Finding a decent place to live is one of America’s most troubling and enduring problems. Lately the press has been laying it out in spades, city by city, state by state. Some towns have actually been putting their backs into creating solutions.
But rarely in Connecticut.
Our Home Rule law pretty much allows towns to “maintain their character” by strictly controlling multifamily housing if they so desire. Most of the rich ones do so. This is one reason our cherished state is so “leafy.” People who cannot afford to own property with trees are invited to live somewhere else. Where? Don’t ask.
Some years ago in a fit of humanity the General Assembly tried to correct this problem. It passed a famous law, 8-30g (OK, famous if you live in a suburb under its litigation). That law told towns if they did not see to it that 10% of their housing units were affordable (according to careful definitions), then a developer could legally apply to build a project which bypassed their sacred density requirements and sue the town if denied. Naturally the health, safety, traffic and environmental stuff would still apply.
This scheme might have been called the Nuclear Option.

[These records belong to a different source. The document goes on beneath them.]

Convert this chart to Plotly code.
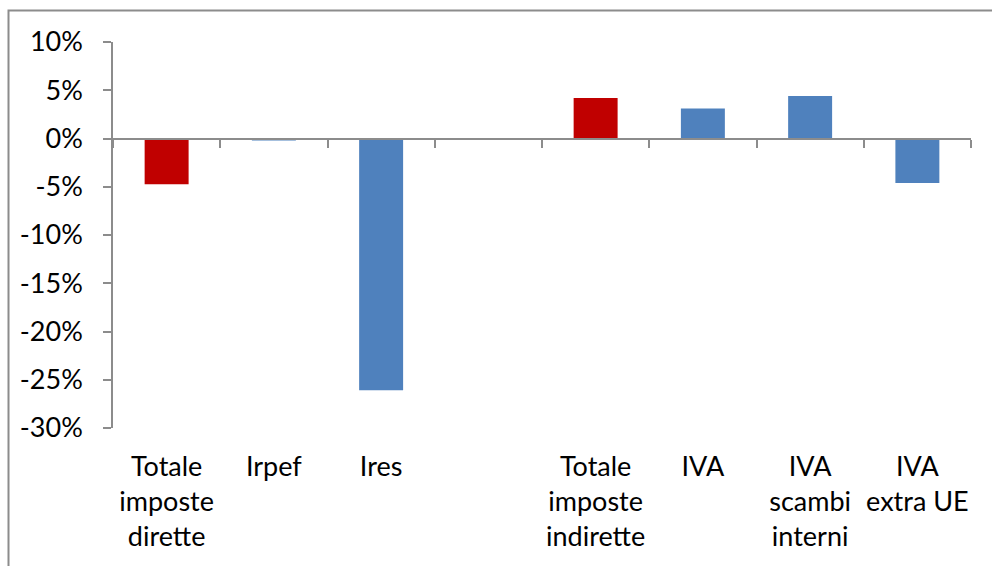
import plotly.graph_objects as go

categories = ["Totale<br>imposte<br>dirette", "Irpef", "Ires", " ",
              "Totale<br>imposte<br>indirette", "IVA", "IVA<br>scambi<br>interni",
              "IVA<br>extra UE"]
values = [-4.75, -0.2, -26.1, None, 4.2, 3.1, 4.4, -4.6]
bar_colors = ["#C00000", "#4F81BD", "#4F81BD", "#4F81BD",
              "#C00000", "#4F81BD", "#4F81BD", "#4F81BD"]
y_ticks = [-30, -25, -20, -15, -10, -5, 0, 5, 10]
y_ticktext = [f"{v}%" for v in y_ticks]

W, H = 992, 566
ML, MR, MT, MB = 113, 21, 42, 138
pw, ph = W - ML - MR, H - MT - MB
axis_col = "#8C8C8C"
font = dict(family="Lato, 'Noto Sans', sans-serif", size=27, color="#000000")

fig = go.Figure()
fig.add_trace(go.Bar(x=categories, y=values, marker=dict(color=bar_colors, line=dict(width=0)),
                     width=0.41, showlegend=False, hoverinfo="skip"))
fig.add_trace(go.Scatter(x=categories, y=[None] * len(categories), xaxis="x2",
                         showlegend=False, hoverinfo="skip", mode="markers"))

ymin, ymax = -30, 10
fig.update_layout(
    width=W, height=H,
    margin=dict(l=ML, r=MR, t=MT, b=MB, pad=0),
    paper_bgcolor="white", plot_bgcolor="white",
    font=font,
    xaxis=dict(type="category", categoryorder="array", categoryarray=categories,
               showline=False, showgrid=False, zeroline=False, ticks="",
               tickfont=font, tickangle=0, ticklabelstandoff=20,
               range=[-0.5, len(categories) - 0.5]),
    xaxis2=dict(type="category", overlaying="x", anchor="free",
                position=(0 - ymin) / (ymax - ymin), matches="x",
                showline=True, linecolor=axis_col, linewidth=2,
                ticks="outside", tickson="boundaries", ticklen=8, tickwidth=1.5,
                tickcolor=axis_col, showticklabels=False, showgrid=False, zeroline=False),
    yaxis=dict(range=[ymin, ymax], tickvals=y_ticks, ticktext=y_ticktext,
               showline=True, linecolor=axis_col, linewidth=1.5,
               ticks="outside", ticklen=8, tickwidth=1.5, tickcolor=axis_col,
               showgrid=False, zeroline=False, tickfont=font, ticklabelstandoff=15),
    shapes=[dict(type="rect", xref="paper", yref="paper",
                 x0=(8.5 - ML) / pw, x1=1.5, y0=-1.0, y1=1 + (MT - 10.5) / ph,
                 line=dict(color=axis_col, width=2), fillcolor="rgba(0,0,0,0)",
                 layer="below")],
)

fig.write_html("out.html")
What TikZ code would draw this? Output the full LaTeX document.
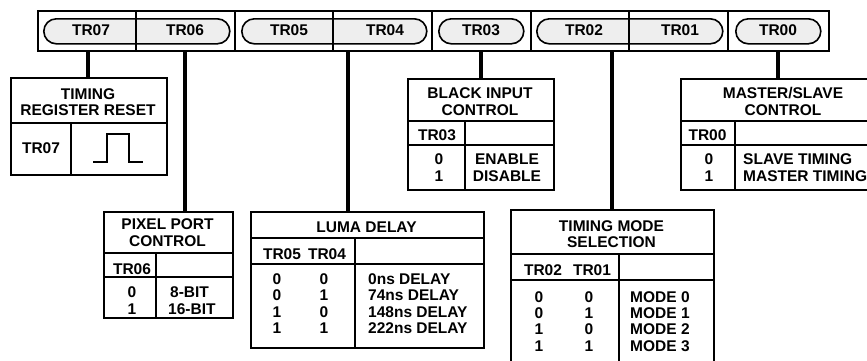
\documentclass[tikz,border=0pt]{standalone}
\usepackage{fontspec}
\setmainfont{Liberation Sans}
\definecolor{pillgray}{HTML}{EEEEEE}
\begin{document}
\begin{tikzpicture}[x=1pt,y=-1pt,
  txt/.style={font=\fontsize{15.5}{16}\selectfont\bfseries, inner sep=0pt, anchor=base},
  lt/.style={txt, anchor=base west},
  ctr/.style={txt, anchor=center},
  frame/.style={draw, line width=1.9pt, inner sep=0pt, anchor=north west},
  inner/.style={line width=1.7pt},
  thin/.style={line width=1.1pt},
  conn/.style={line width=3.2pt},
  pill/.style={draw, line width=1.6pt, fill=pillgray, rounded corners=12.5pt, inner sep=0pt, anchor=north west, minimum height=25pt}]
\useasboundingbox (0,0) rectangle (867,360);
\clip (0,0) rectangle (867,360);

% ---------- register bar ----------
\node[frame, minimum width=791pt, minimum height=40pt] (bar) at (37,10) {};
\node[pill, minimum width=186pt] (p76) at (43,18) {};
\node[pill, minimum width=185pt] (p54) at (241,18) {};
\node[pill, minimum width=85pt]  (p3)  at (438,18) {};
\node[pill, minimum width=186pt] (p21) at (536,18) {};
\node[pill, minimum width=85pt]  (p0)  at (735,18) {};
\draw[line width=1.9pt] (235,10) -- (235,50) (432,10) -- (432,50)
  (531,10) -- (531,50) (728,10) -- (728,50);
\draw[thin] (136,10) -- (136,50) (333,10) -- (333,50) (629,10) -- (629,50);
\node[ctr] (l7) at (91,30.5) {TR07};
\node[ctr] (l6) at (185,30.5) {TR06};
\node[ctr] (l5) at (289,30.5) {TR05};
\node[ctr] (l4) at (385,30.5) {TR04};
\node[ctr] (l3) at (481,30.5) {TR03};
\node[ctr] (l2) at (584,30.5) {TR02};
\node[ctr] (l1) at (680,30.5) {TR01};
\node[ctr] (l0) at (778,30.5) {TR00};

% ---------- tables ----------
% timing register reset
\node[frame, minimum width=156pt, minimum height=97pt] (t1) at (10,77) {};
\draw[inner] (10,123) -- (166,123) (71,123) -- (71,174);
\node[txt] (t1a) at (88,99) {TIMING};
\node[txt] (t1b) at (88,115) {REGISTER RESET};
\node[txt] (t1c) at (41,153.5) {TR07};
\draw[line width=1.7pt] (93,162) -- (107,162) -- (107,134) -- (129,134) -- (129,162) -- (143,162);

% black input control
\node[frame, minimum width=146pt, minimum height=111pt] (t2) at (407,78) {};
\draw[inner] (407,121) -- (553,121) (407,145) -- (553,145) (465,121) -- (465,189);
\node[txt] (t2a) at (480,98) {BLACK INPUT};
\node[txt] (t2b) at (480,115) {CONTROL};
\node[txt] (t2c) at (437,140) {TR03};
\node[txt] (t2d) at (439,164) {0};
\node[txt] (t2e) at (439,181) {1};
\node[txt] (t2f) at (507,164) {ENABLE};
\node[txt] (t2g) at (507,181) {DISABLE};

% master/slave control
\node[frame, minimum width=206pt, minimum height=111pt] (t3) at (680,78) {};
\draw[inner] (680,121) -- (886,121) (680,145) -- (886,145) (735,121) -- (735,189);
\node[txt] (t3a) at (783,98) {MASTER/SLAVE};
\node[txt] (t3b) at (783,115) {CONTROL};
\node[txt] (t3c) at (707.5,140) {TR00};
\node[txt] (t3d) at (709,164) {0};
\node[txt] (t3e) at (709,181) {1};
\node[lt] (t3f) at (743,164) {SLAVE TIMING};
\node[lt] (t3g) at (743,181) {MASTER TIMING};

% pixel port control
\node[frame, minimum width=129pt, minimum height=106pt] (t4) at (103,211) {};
\draw[inner] (103,253) -- (232,253) (103,277) -- (232,277) (156,253) -- (156,317);
\node[txt] (t4a) at (167.5,229) {PIXEL PORT};
\node[txt] (t4b) at (167.5,246) {CONTROL};
\node[txt] (t4c) at (132,274) {TR06};
\node[txt] (t4d) at (132,297) {0};
\node[txt] (t4e) at (132,314) {1};
\node[lt] (t4f) at (170,297) {8-BIT};
\node[lt] (t4g) at (168,314) {16-BIT};

% luma delay
\node[frame, minimum width=233pt, minimum height=136pt] (t5) at (250,211) {};
\draw[inner] (250,238) -- (483,238) (250,264) -- (483,264) (355,238) -- (355,347);
\node[txt] (t5a) at (366.5,232) {LUMA DELAY};
\node[txt] (t5b) at (282,259) {TR05};
\node[txt] (t5c) at (327,259) {TR04};
\node[txt] (t5d1) at (277,284) {0};
\node[txt] (t5d2) at (277,300.5) {0};
\node[txt] (t5d3) at (277,317) {1};
\node[txt] (t5d4) at (277,333.5) {1};
\node[txt] (t5e1) at (324,284) {0};
\node[txt] (t5e2) at (324,300.5) {1};
\node[txt] (t5e3) at (324,317) {0};
\node[txt] (t5e4) at (324,333.5) {1};
\node[lt] (t5f1) at (368,284) {0ns DELAY};
\node[lt] (t5f2) at (368,300.5) {74ns DELAY};
\node[lt] (t5f3) at (368,317) {148ns DELAY};
\node[lt] (t5f4) at (368,333.5) {222ns DELAY};

% timing mode selection
\node[frame, minimum width=203pt, minimum height=170pt] (t6) at (510,209) {};
\draw[inner] (510,254) -- (713,254) (510,280) -- (713,280) (619,254) -- (619,380);
\node[txt] (t6a) at (611.5,231) {TIMING MODE};
\node[txt] (t6b) at (611.5,247) {SELECTION};
\node[txt] (t6c) at (543,275) {TR02};
\node[txt] (t6d) at (592,275) {TR01};
\node[txt] (t6e1) at (539,302) {0};
\node[txt] (t6e2) at (539,318) {0};
\node[txt] (t6e3) at (539,334.5) {1};
\node[txt] (t6e4) at (539,351) {1};
\node[txt] (t6f1) at (589,302) {0};
\node[txt] (t6f2) at (589,318) {1};
\node[txt] (t6f3) at (589,334.5) {0};
\node[txt] (t6f4) at (589,351) {1};
\node[lt] (t6g1) at (630,302) {MODE 0};
\node[lt] (t6g2) at (630,318) {MODE 1};
\node[lt] (t6g3) at (630,334.5) {MODE 2};
\node[lt] (t6g4) at (630,351) {MODE 3};

% ---------- connectors ----------
\coordinate (b7) at (88,50);
\coordinate (b6) at (185,50);
\coordinate (b54) at (348,50);
\coordinate (b3) at (481,50);
\coordinate (b21) at (612,50);
\coordinate (b0) at (778,50);
\draw[conn] (b7) -- (b7 |- t1.north);
\draw[conn] (b6) -- (b6 |- t4.north);
\draw[conn] (b54) -- (b54 |- t5.north);
\draw[conn] (b3) -- (b3 |- t2.north);
\draw[conn] (b21) -- (b21 |- t6.north);
\draw[conn] (b0) -- (b0 |- t3.north);
\end{tikzpicture}
\end{document}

It was a very explosive law. Dockets have not exactly been crammed with such cases, but there have been a lot. Some commendable projects have actually been built under its duress. Other suits have failed. Still other successful applicants have whipped off their masks of good will and offered to sell their court-approved sites to the town itself for an outrageous profit. Some such outflanked towns have chosen to pay the tribute and make the disputed property into a park or something else. In the end the number of new units completed under the law has been small.

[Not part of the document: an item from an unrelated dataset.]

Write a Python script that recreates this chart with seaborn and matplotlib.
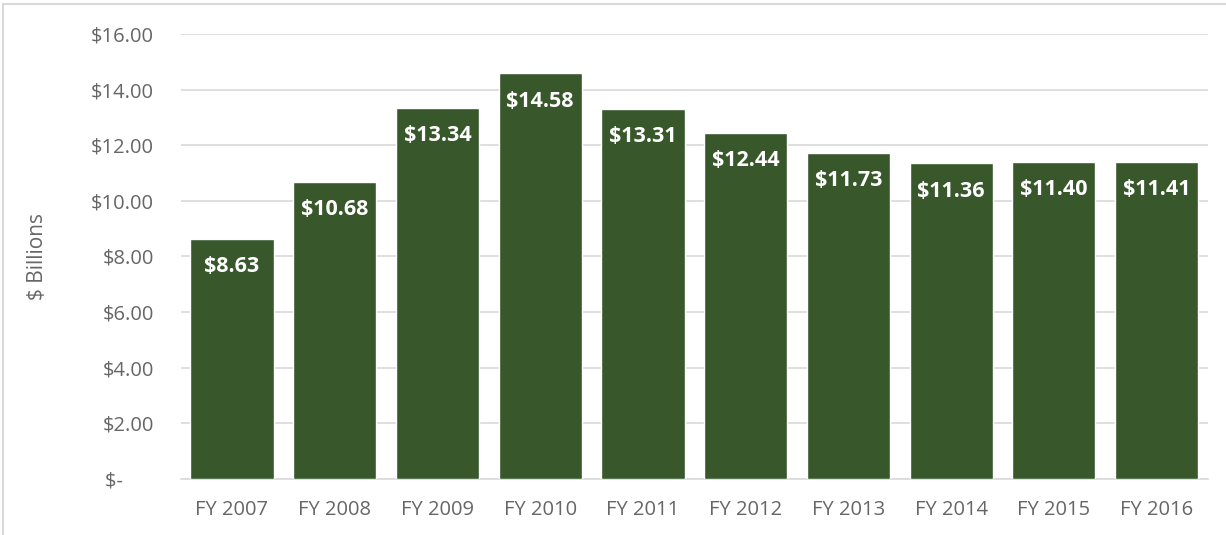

Plainly the state needs a new model, maybe one based more on small arms fire rather than nukes. So let’s start small with the ECS, that state education grant which each town receives every year based on a truly algorithmic formula of need. Poor towns get a lot, rich towns, not so much. But every town gets something. Now let’s say that the state decides to condition this automatic annual grant on each town’s performance under the housing law that already says it must make sure that 10% of its units be affordable. Nothing complicated, you understand. Just that if only 1% of Filchburg is affordable, it only gets 10% of its grant. If 3.6% is affordable, then it gets 40% of its grant, and so on up to 10% affordable whereupon it gets the whole package.

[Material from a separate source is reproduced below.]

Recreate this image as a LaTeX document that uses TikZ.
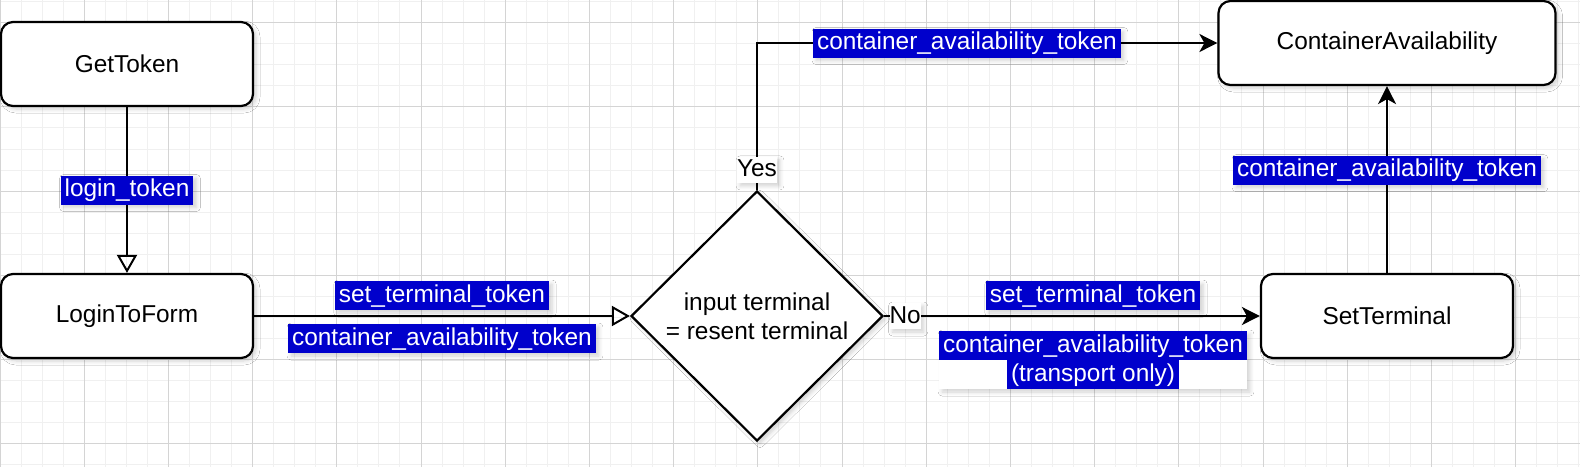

Since the exclusionary towns don’t get that big a grant anyway, this loss would not be horrific if they decided forgo it. On the other hand it would put a very specific price tag, typically $400-500,000, on the luxury of excluding poorer people, and local citizens could make up their minds if they wanted to continue to pay. Money withheld would go into a state pot for affordable housing tax credits, always in demand. And if this penalty were not stern enough we could begin to look into withholding a portion of the state’s contribution to the local teacher retirement account
Nor would good old 8-30g be extinguished. This new proposal would simply add an additional sanction for a town to be its brother’s keeper. Also as towns gradually did the right thing and built some units, they could mount a more credible court defense against assertive developers under 8-30g. And in the end, as in a Bollywood movie, the whole cast would dance down the street because enough (well, maybe not quite) units had been built to accommodate ill-housed Nutmeggers who are suffering so much today.
So let’s all take a deep breath and DO something.
Bill Collins is a former Mayor of Norwalk.